Thursday, January 6, 2022

Things I Invented

Happy 2022! 

I hope.

Now on with the blog.

Robert Heinlein is often credited with inventing the water bed in his novel Stranger in a Strange Land. He also invented the remote manipulator in 1942 (he called it a "waldo" after his fictional inventor).

Arthur C. Clark invented the geosynchronous satellite. Or at least first did the math on what it took to make one.

But me, well, I "invented" some things too. I just had no idea how they would work.

For example, for a story I was working on in the early 1980s, I "invented" the autonomous car and the cell phone. I never wrote that story down because I never came up with a plot.

I "invented" rain-sensing windshield wipers. I thought they could use a camera to see if they view out the windshield was blurry. But that was just a few years before I bought a car with rain-sensing windshield wipers. And boy, did I invent a great thing. I love rain-sensing windshield wipers. I guess they work on the reflection of LEDs, or something like that.

For a college assignment, I "invented" a temporary shelter for astronauts on the moon. It's never been used.

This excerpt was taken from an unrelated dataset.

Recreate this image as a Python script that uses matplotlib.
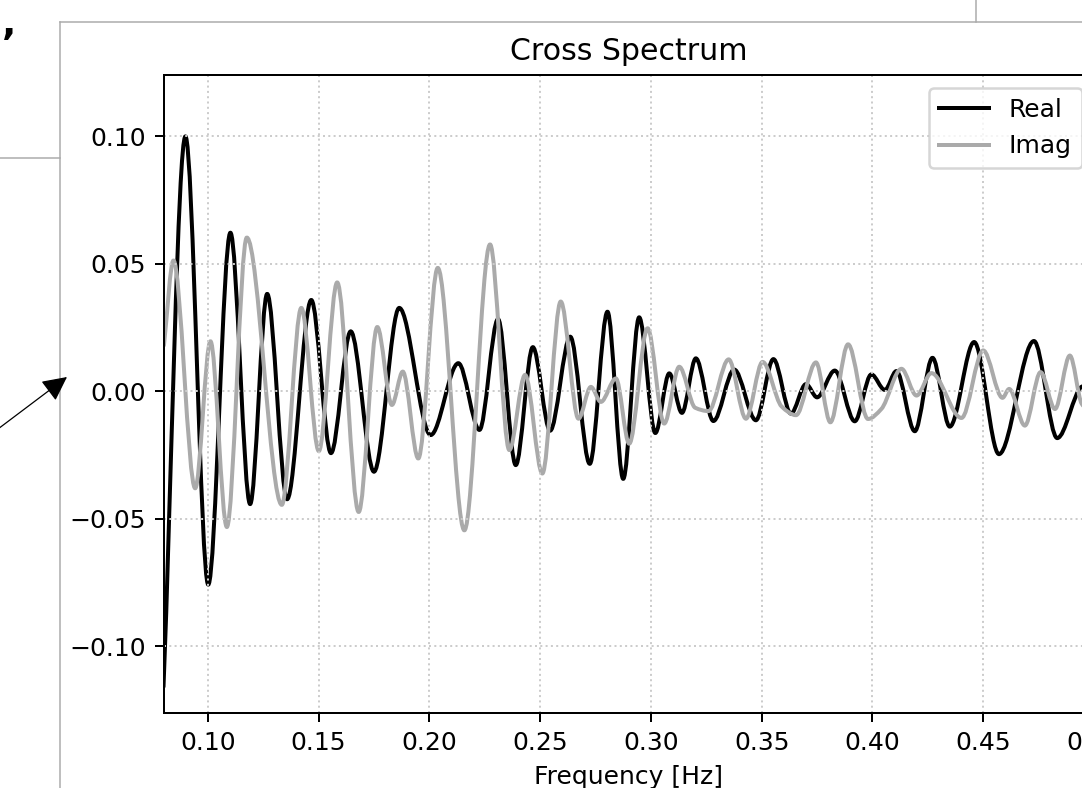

But when I was a kid, I invented the internet. I thought "wouldn't it be cool if computers were linked together so you could access the information on them." This was around 1970. Arpanet was just one year old then. I was 10. 

In my novel Rock Killer, published in 2012 (but written long before that) I invented the Zoom call. The characters didn't call it a Zoom call, but that's essentially what it was.